Artisan Anecdotes

Sujin’s- Fermented Perfection

Sujin is a woman who wears many hats: local artisan, restaurant owner, mother, Food Coop supporter, and farmer’s market vendor. As owner of Tokyo Restaurant here in Anacortes since 1993, she noticed that many people in our area suffered from digestive related diseases. In 2015, she decided to start making kimchi to sell to the community, starting with a stand in the Anacortes Farmer’s Market. Unlike most kimchi found on store shelves, Sujin’s is all natural, made with scratch made fish sauce, and preserved only with sea salt.
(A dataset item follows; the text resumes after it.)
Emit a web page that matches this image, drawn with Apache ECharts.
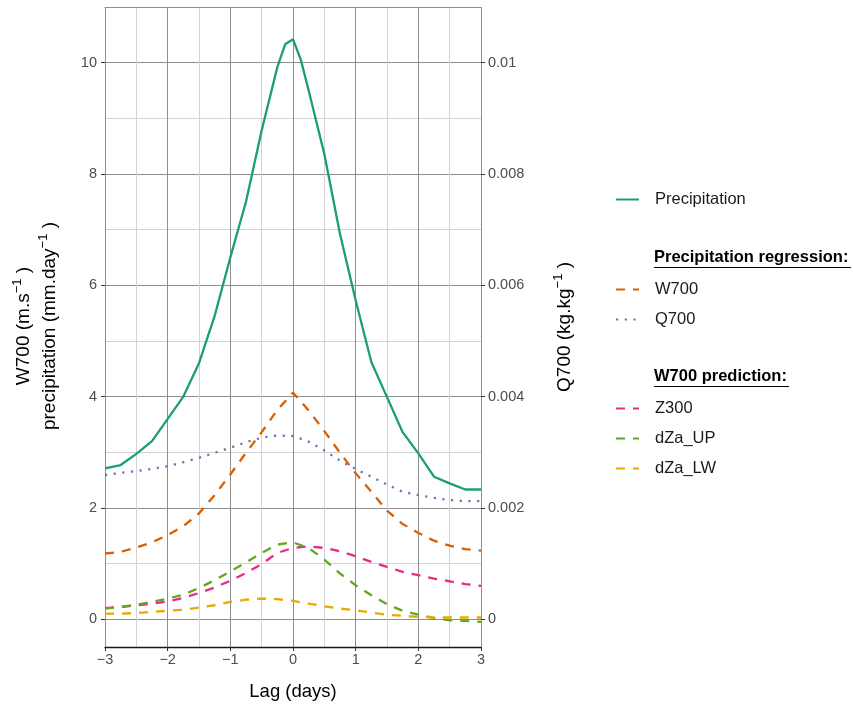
<!DOCTYPE html>
<html>
<head>
<meta charset="utf-8">
<script src="https://cdn.jsdelivr.net/npm/echarts@6/dist/echarts.min.js"></script>
<style>
html,body{margin:0;padding:0;background:#fff;}
#chart{width:853px;height:707px;}
</style>
</head>
<body>
<div id="chart"></div>
<script>
// ---- data ----
const lag = [-3,-2.75,-2.5,-2.25,-2,-1.75,-1.5,-1.25,-1,-0.75,-0.5,-0.25,0,0.25,0.5,0.75,1,1.25,1.5,1.75,2,2.25,2.5,2.75,3];
const lagPrecip = [-3,-2.75,-2.5,-2.25,-2,-1.75,-1.5,-1.25,-1,-0.75,-0.5,-0.25,-0.125,0,0.125,0.25,0.5,0.75,1,1.25,1.5,1.75,2,2.25,2.5,2.75,3];
const precipitation = [2.71,2.77,2.97,3.2,3.6,4.0,4.6,5.45,6.5,7.5,8.78,9.92,10.33,10.42,10.05,9.5,8.36,6.92,5.73,4.62,3.99,3.36,2.98,2.56,2.44,2.33,2.33];
const w700 = [1.18,1.21,1.29,1.38,1.51,1.67,1.90,2.23,2.60,2.99,3.36,3.76,4.07,3.75,3.38,2.99,2.62,2.29,1.95,1.71,1.55,1.41,1.32,1.26,1.23];
const q700 = [0.00259,0.00263,0.00266,0.00270,0.00275,0.00282,0.00290,0.00299,0.00308,0.00318,0.00326,0.00330,0.00329,0.00319,0.00303,0.00285,0.00270,0.00256,0.00242,0.00229,0.00223,0.00218,0.00214,0.00212,0.00212];
const z300 = [0.20,0.22,0.25,0.28,0.32,0.38,0.47,0.57,0.69,0.83,0.99,1.19,1.28,1.31,1.28,1.22,1.13,1.03,0.94,0.85,0.79,0.73,0.68,0.63,0.60];
const dzaUp = [0.19,0.22,0.26,0.31,0.37,0.44,0.56,0.70,0.86,1.02,1.19,1.34,1.38,1.28,1.07,0.82,0.61,0.43,0.27,0.15,0.08,0.02,-0.02,-0.03,-0.05];
const dzaLw = [0.10,0.10,0.11,0.13,0.15,0.17,0.21,0.25,0.31,0.35,0.37,0.36,0.33,0.28,0.23,0.19,0.16,0.12,0.08,0.06,0.04,0.03,0.03,0.03,0.03];
const xTicks = [-3,-2,-1,0,1,2,3];
const yTicksLeft = [0,2,4,6,8,10];
const yTicksRight = [0,0.002,0.004,0.006,0.008,0.01];

const pairs = (xs, ys) => xs.map((x, i) => [x, ys[i]]);

const FONT = '"Liberation Sans", Arial, Helvetica, sans-serif';
const MAJOR = '#8e8e8e';
const MINOR = '#d3d3d3';
const NONE = 'rgba(0,0,0,0)';
const DASH = [9, 8];
const DOT = [2.2, 6.5];
const LW = 2.3;

const chart = echarts.init(document.getElementById('chart'), null, {renderer: 'canvas'});

function mk(name, data, color, type, yIdx) {
  return {
    name: name, type: 'line', data: data, yAxisIndex: yIdx || 0,
    showSymbol: false, symbol: 'none',
    lineStyle: {color: color, width: LW, type: type, cap: 'butt'},
    itemStyle: {color: color},
    emphasis: {disabled: true},
    z: 3
  };
}

const legendCommon = {
  orient: 'vertical', left: 615, padding: 0, itemWidth: 23, itemHeight: 14, itemGap: 15.5,
  selectedMode: false,
  itemStyle: {opacity: 0},
  textStyle: {fontFamily: FONT, fontSize: 16.5, color: '#1a1a1a', padding: [0, 0, 0, 11]}
};

const hidden = {axisLine: {show: false, onZero: false}, axisTick: {show: false}, axisLabel: {show: false}};

const option = {
  animation: false,
  backgroundColor: '#ffffff',
  grid: {left: 105, right: 372, top: 7, bottom: 60, containLabel: false},
  xAxis: [{
    type: 'value', min: -3, max: 3, position: 'bottom',
    axisLine: {show: true, onZero: false, lineStyle: {color: '#1a1a1a', width: 1.3}},
    axisTick: {show: true, customValues: xTicks, length: 4, lineStyle: {color: '#333'}},
    axisLabel: {customValues: xTicks, color: '#4d4d4d', fontFamily: FONT, fontSize: 14.5, margin: 5,
      formatter: v => v < 0 ? '\u2212' + (-v) : String(v)},
    splitLine: {show: false}, z: 5
  }, {
    type: 'value', min: -3, max: 3, position: 'top',
    axisLine: {show: true, onZero: false, lineStyle: {color: MAJOR, width: 1}},
    axisTick: {show: false}, axisLabel: {show: false}, splitLine: {show: false}
  }, Object.assign({
    type: 'value', min: -3, max: 3, interval: 0.5, position: 'bottom',
    splitLine: {show: true, lineStyle: {color: [MAJOR, MINOR], width: 1}}
  }, hidden)],
  yAxis: [{
    type: 'value', min: -0.5, max: 11, position: 'left',
    axisLine: {show: false, onZero: false},
    axisTick: {show: true, customValues: yTicksLeft, length: 4, lineStyle: {color: '#333'}},
    axisLabel: {customValues: yTicksLeft, color: '#4d4d4d', fontFamily: FONT, fontSize: 14.5, margin: 8},
    splitLine: {show: false}
  }, {
    type: 'value', min: -0.0005, max: 0.011, position: 'right',
    axisLine: {show: false, onZero: false},
    axisTick: {show: true, customValues: yTicksRight, length: 4, lineStyle: {color: '#333'}},
    axisLabel: {customValues: yTicksRight, color: '#4d4d4d', fontFamily: FONT, fontSize: 14.5, margin: 7,
      formatter: v => String(parseFloat(Number(v).toFixed(4)))},
    splitLine: {show: false}
  }, Object.assign({
    type: 'value', min: -0.5, max: 11, interval: 0.5, position: 'left',
    splitLine: {show: true, lineStyle: {color: [NONE, MAJOR, NONE, MINOR], width: 1}}
  }, hidden)],
  legend: [
    Object.assign({}, legendCommon, {top: 191, data: ['Precipitation']}),
    Object.assign({}, legendCommon, {top: 281, itemGap: 13, data: ['W700', 'Q700']}),
    Object.assign({}, legendCommon, {top: 400, itemGap: 13, data: ['Z300', 'dZa_UP', 'dZa_LW']})
  ],
  graphic: [
    {type: 'text', x: 37, y: 326, rotation: Math.PI / 2,
      style: {text: '{a|W700 (m.s}{s|\u22121}{a| )}\n{a|precipitation (mm.day}{s|\u22121}{a| )}',
        align: 'center', verticalAlign: 'middle', fill: '#000',
        rich: {a: {fontFamily: FONT, fontSize: 19, lineHeight: 26, fill: '#000'},
               s: {fontFamily: FONT, fontSize: 13, lineHeight: 26, verticalAlign: 'top', padding: [0, 0, 8, 0], fill: '#000'}}}},
    {type: 'text', x: 565, y: 327, rotation: Math.PI / 2,
      style: {text: '{a|Q700 (kg.kg}{s|\u22121}{a| )}',
        align: 'center', verticalAlign: 'middle', fill: '#000',
        rich: {a: {fontFamily: FONT, fontSize: 19, lineHeight: 26, fill: '#000'},
               s: {fontFamily: FONT, fontSize: 13, lineHeight: 26, verticalAlign: 'top', padding: [0, 0, 8, 0], fill: '#000'}}}},
    {type: 'text', x: 293, y: 692,
      style: {text: 'Lag (days)', align: 'center', verticalAlign: 'middle', fill: '#000',
        font: '18.5px ' + FONT}},
    {type: 'text', x: 654, y: 257,
      style: {text: 'Precipitation regression:', align: 'left', verticalAlign: 'middle', fill: '#000',
        font: 'bold 16.5px ' + FONT}},
    {type: 'line', shape: {x1: 654, y1: 267.5, x2: 851, y2: 267.5}, style: {stroke: '#000', lineWidth: 1.2}},
    {type: 'text', x: 654, y: 376,
      style: {text: 'W700 prediction:', align: 'left', verticalAlign: 'middle', fill: '#000',
        font: 'bold 16.5px ' + FONT}},
    {type: 'line', shape: {x1: 654, y1: 386.5, x2: 789, y2: 386.5}, style: {stroke: '#000', lineWidth: 1.2}}
  ],
  series: [
    mk('Precipitation', pairs(lagPrecip, precipitation), '#1B9E77', 'solid'),
    mk('W700', pairs(lag, w700), '#D95F02', DASH),
    mk('Q700', pairs(lag, q700), '#7570B3', DOT, 1),
    mk('Z300', pairs(lag, z300), '#E7298A', DASH),
    mk('dZa_UP', pairs(lag, dzaUp), '#66A61E', DASH),
    mk('dZa_LW', pairs(lag, dzaLw), '#E6AB02', DASH)
  ]
};
chart.setOption(option);
</script>
</body>
</html>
Fermented fruits are used in place of sugar, and she utilizes produce sold at the Coop to make her many varieties which include stuffed cucumber, white kimchi, leek, fermented napa, kale, and others. She has a variety for every palate, whether you like it hot or lean toward the mild side. Sujin’s son Brian Jo is a co-founder of the Coop, and thanks in part to Sujin’s generosity of allowing the Coop to use a part of her restaurant’s building as its starting point, the dream of Anacortes having a Food Coop of its own could finally be realized. She was even kind enough to give the Coop four months of free rent in her space, which was a huge help in the start up process, and give free kombucha to our first members and customers. We here at the Coop are very grateful for her hard work helping us get off the ground, and we are proud to carry her kimchi in our store. It can also be found on some menu items at Rachel’s Cool Beans, located right here inside the Coop. We wish Sujin much success, and hope to see her kimchi business continue to grow.